Oil major and trader Unipec — a subsidiary of oil major Sinopec — has lost a $20.76m arbitration and a fight to break its lease with US Virgin Islands-based terminal Limetree Bay Terminals.

The fight was over the alleged quality of the tanks where the Chinese state-owned player stores and transships vast quantities of US crude, with allegations of contamination of crude from one aframax in 2020 and a series of recent “near misses” on other ships.

In their 55-page 14 September decision, a panel of New York arbitrators found the terminal had not breached the agreement and Unipec could not terminate it and was not justified in withholding fees.

The victorious St Croix-based tank farm is now at the Southern District of New York US federal court, seeking to enforce its American Arbitration Association (AAA) win against US subsidiary Unipec America.

Limetree Bay Terminals has recently been renamed Ocean Point Terminals in order to avoid being tarnished by association with the adjacent Limetree Bay Refinery, formerly its corporate sister but now cut loose and bankrupted after a February 2021 pollution incident.

Both vintage facilities, the refinery and the tank farm, were originally built in 1966 by US oil company Hess Corp and later transferred to Hovensa, a joint venture between Hess and Venezuela’s PDVSA.

In 2015, when the US lifted its crude export ban, Unipec considered but decided against buying it from the estate of bankrupt Hovensa as an offshore base for its US crude storage.

Instead, investors led by Stamford-based Freepoint Commodities and Boston private equity fund ArcLight Capital Partners acquired both for $2.5m.
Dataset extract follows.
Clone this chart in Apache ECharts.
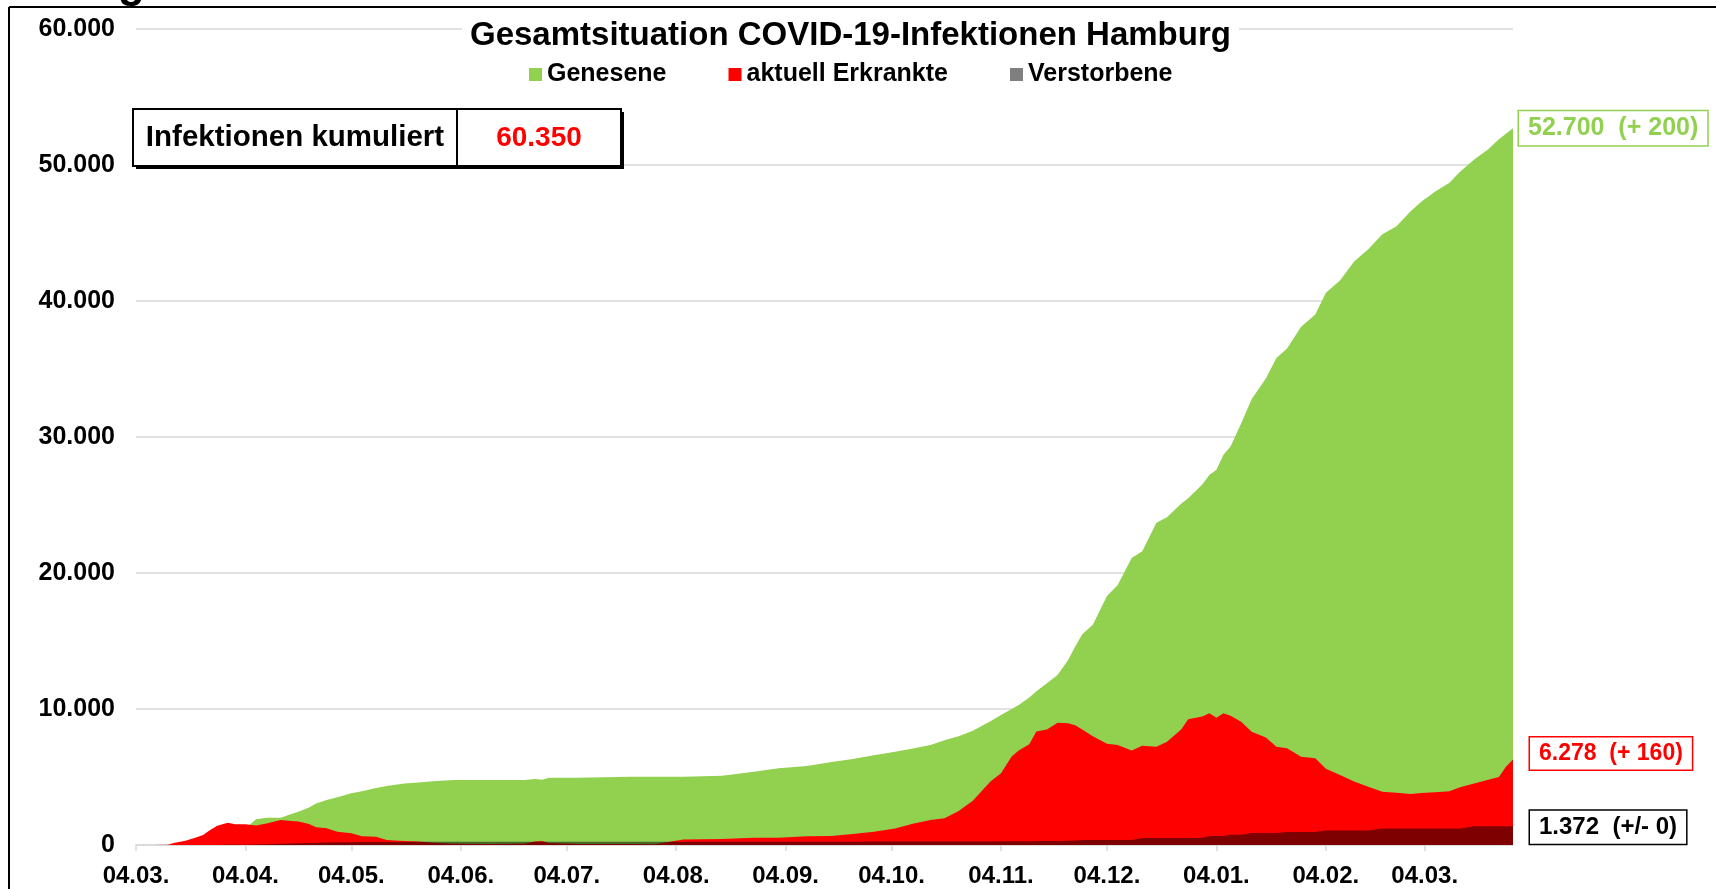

They spent some $400m refurbishing the ageing tank farm for a long-term lease to Unipec, which paid storage fees of about $50m per year as an anchor customer.

The facility now has 167 above-ground tanks with a capacity for storing 34m barrels, including 13m barrels of crude, with seven tanker berths plus a single-point mooring offshore loading system capable of receiving fully-laden VLCCs.

But in July 2021, Unipec unilaterally terminated the 10-year terminal lease agreement over quality complaints, plus an allegation that Limetree Bay Terminals was about to become insolvent.

Between the start and the termination, however, there had been changes not only in Unipec’s view of the fitness of the facilities for storing its oil, but also in its commercial trading needs.

“[Starting] in mid-2017, market conditions changed, and it became less profitable to store crude oil for future sales. Unipec began removing its product from the terminal, and by the first half of 2018 it was barely using the terminal at all,” wrote arbitrators in their unanimous award.

“Market conditions changed dramatically again in about April 2020, largely due to the Covid-19 pandemic, which affected global economic activity adversely and produced ‘super contango’ trading conditions.”

Thanks to the global crisis, Unipec’s usage of the terminal from March to June 2020 leapt from 150,000 barrels to 5.7m barrels.

The Chinese oil major was making profits of about $9m per tank at the St Croix terminal during “super contango”, about $160m in all, and the arbitrators pointed to this robust usage of the facility as undercutting Unipec’s assertions about poor tank quality that it was making during the same period.

Unipec claimed numerous instances of contamination, delays, or “near misses” after loading from a number of ships between 2017 and 2021, supposedly resulting from conditions in the terminal’s infrastructure.

In the worst incident in April 2020, during the hectic “super contango” period, some 22,000 barrels of Unipec crude from Tsakos Energy Navigation’s 112,700-dwt Parthenon TS (built 2016) went into the wrong onshore tanks and was mixed with lower-quality crude. But arbitrators found that that incident was caused by human error, not bad tanks and pipes, and Limetree Bay Terminals compensated Unipec by buying the accidentally blended crude.

Unipec also named “near misses” involving oil from another Tsakos ship, the 105,400-dwt ISE Princess (built 2009), plus Delta Tankers’ 157,500-dwt Delta Commander (built 2010), Liquimar Tankers’ 166,100-dwt Afroditi (built 2011), Eastern Mediterranean Maritime’s 105,700-dwt Hydra (built 2004), Bergshav’s 105,800-dwt Bergitta (now Sifis, built 2007,), Thenamaris’ 306,500-dwt Seahero (built 2006), and Novoship’s 115,800-dwt NS Lion (built 2007) and 156,700-dwt NS Bora (built 2010).

But arbitrators found that none of these had significant commercial consequences and even taken together did not make Unipec’s case for a pattern of quality problems.

Less than one gallon of crude leaked in the Delta Commander incident, for example.